Schlafstörungen bei älteren Menschen: Melatonin-Gaben empfehlenswert?
Meine 88-jährige Mutter nimmt seit mehreren Jahren das Schlafmittel Zolpidem Beta ein. Da dieser Wirkstoff abhängig macht, überlegen wir, auf Melatonin umzusteigen. Der Hausarzt meint, sie sollte auf ihre letzten Tage ruhig das Schlafmittel weiternehmen, auch wenn eine Höherdosierung notwendig sei.
Antwort
Viele Menschen, darunter meistens Frauen und ältere Menschen, nehmen regelmäßig Schlafmittel ein. Häufig werden Mittel verordnet, die eigentlich nur für die Kurzzeittherapie von Schlafstörungen zugelassen und empfohlen sind, dazu gehört z.B. auch der Wirkstoff Zolpidem. Als Dauertherapie sind diese Medikamente – vor allem bei jüngeren Menschen – nicht ratsam, denn es besteht ein Abhängigkeitspotential und gerade bei jungen Menschen gibt es bei Langzeiteinnahme Hinweise auf mögliche strukturelle Veränderungen im Gehirn. Bei älteren Menschen, die diese Schlafmittel oft schon über Jahre hinweg nehmen, wird in der Praxis oft anders vorgegangen, man beruft sich hier auf Erfahrungswerte. Viele ältere Menschen können ohne die regelmäßige Einnahme von Schlafmitteln oftmals kaum noch zur nächtlichen Ruhe finden. Es ist in diesem Fall nicht ratsam, einen fast 90-jährigen Menschen nochmals auf eine andere, neue Medikation umzustellen, dies wäre wahrscheinlich für Körper und Geist sehr anstrengend – so zumindest die Erfahrung aus der Praxis.

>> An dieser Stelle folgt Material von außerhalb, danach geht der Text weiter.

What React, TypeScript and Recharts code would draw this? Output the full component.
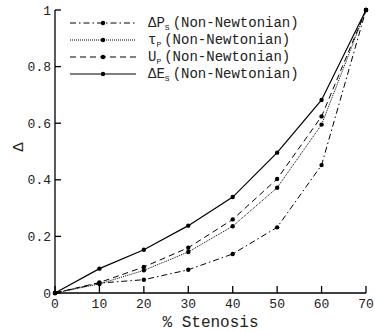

Der Gebrauch von Melatonin ist bisher nicht ausreichend erforscht und es liegen bisher keine aussagekräftigen Langzeitstudien vor, die das Wirkungs- bzw. Nebenwirkungsprofil genügend beleuchten. Daher ist die längere Einnahme bzw. die Einnahme von Melatonin generell fraglich und vom derzeitigen Wissensstand aus auch nicht empfehlenswert.

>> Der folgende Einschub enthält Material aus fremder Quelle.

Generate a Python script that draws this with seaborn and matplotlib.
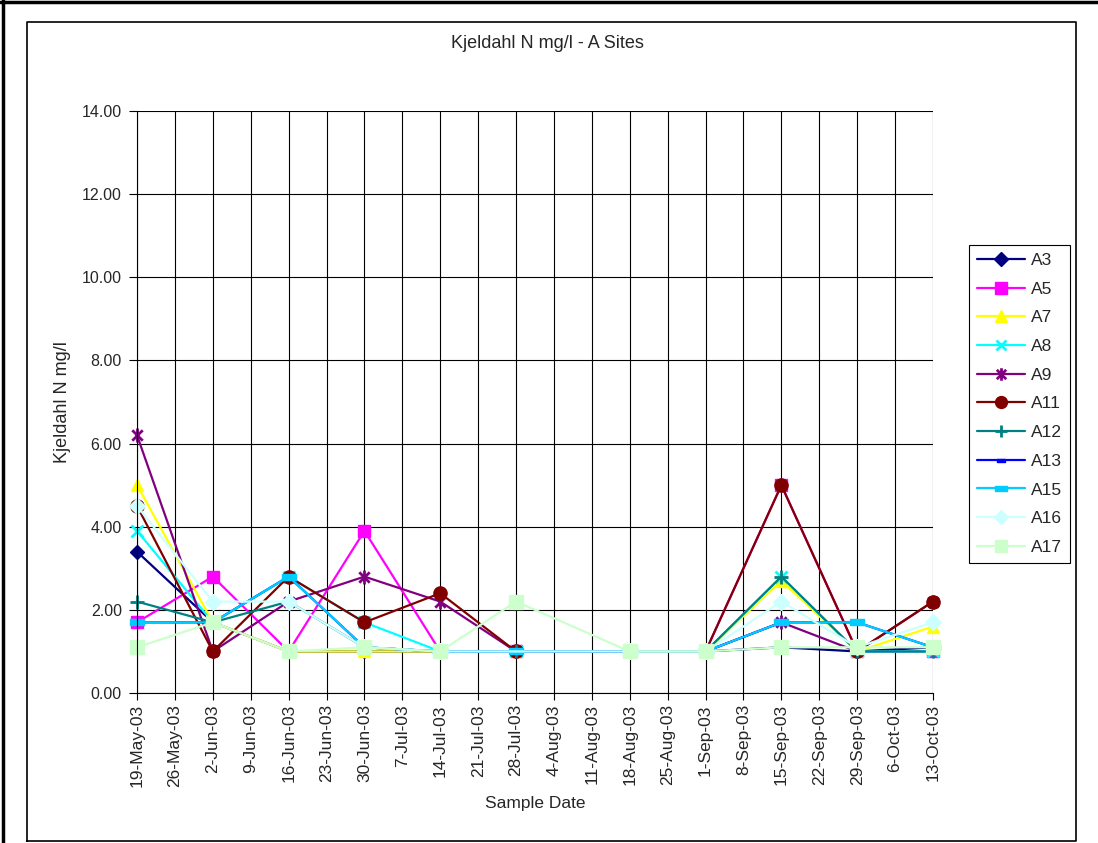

Eine Möglichkeit wäre bei älteren Menschen, den erhöhten Bedarf an Präparaten wie Zolpidem mit pflanzlichen Wirkstoffen auszugleichen.
Es gibt eine Reihe gut wirksamer und erprobter Heilpflanzen wie Melisse, Hopfen und Baldrian, die – regelmäßig und korrekt dosiert genommen – ähnlich gute Wirkungen erzielen wie allopathische Medikamente. Empfehlenswert wäre es also, die bisherige Dosis von Zolpidem beizubehalten (also möglichst nicht zu erhöhen) und dafür phytotherapeutische Extrakte hinzuzugeben. Sinnvoll sind hier vor allem die Zubereitungen aus Pflanzenextrakten; homöopathische Mittel werden im konkreten Fall eher weniger helfen.
Die pflanzlichen Mittel können hierbei ruhig in höherer Dosis gegeben werden, allerdings sollten sie regelmäßig genommen werden, ein Wirkungseintritt ist frühestens nach etwa 7–10 Tagen zu erwarten.
Wichtig ist noch zu erwähnen, dass gerade ältere Menschen nicht mehr so viel Schlaf brauchen, auch dies sollte man Betroffenen mitteilen, um den Erwartungsdruck, schlafen zu müssen, zu reduzieren. Fälschlicherweise wird oft angenommen, auch im höheren Lebensalter (ab 60. Lebensjahr aufwärts) immer noch 7–8 Stunden pro Nacht schlafen zu müssen. Das Schlafbedürfnis nimmt jedoch mit steigendem Lebensalter ab und meist reichen dann etwa 6 Stunden pro Nacht aus, viele 80-Jährige schlafen nur noch etwa 5 Stunden pro Nacht, dies ist aus medizinischer Sicht völlig ausreichend.
Kontraproduktiv ist außerdem der so oft durchgeführte Mittagsschlaf, den gerade ältere Menschen regelmäßig halten. Er führt zu einer erhöhten Einschlaf- und Durchschlafproblematik, dies ist aus der Schlafforschung seit langem bekannt. Betroffene, die Probleme mit der Nachtruhe haben, sollten also zunächst einmal ihren – wenn auch geliebten – Mittagsschlaf weglassen, dann stellt sich die oft ersehnte nächtliche Ruhe manchmal ganz von selbst wieder ein.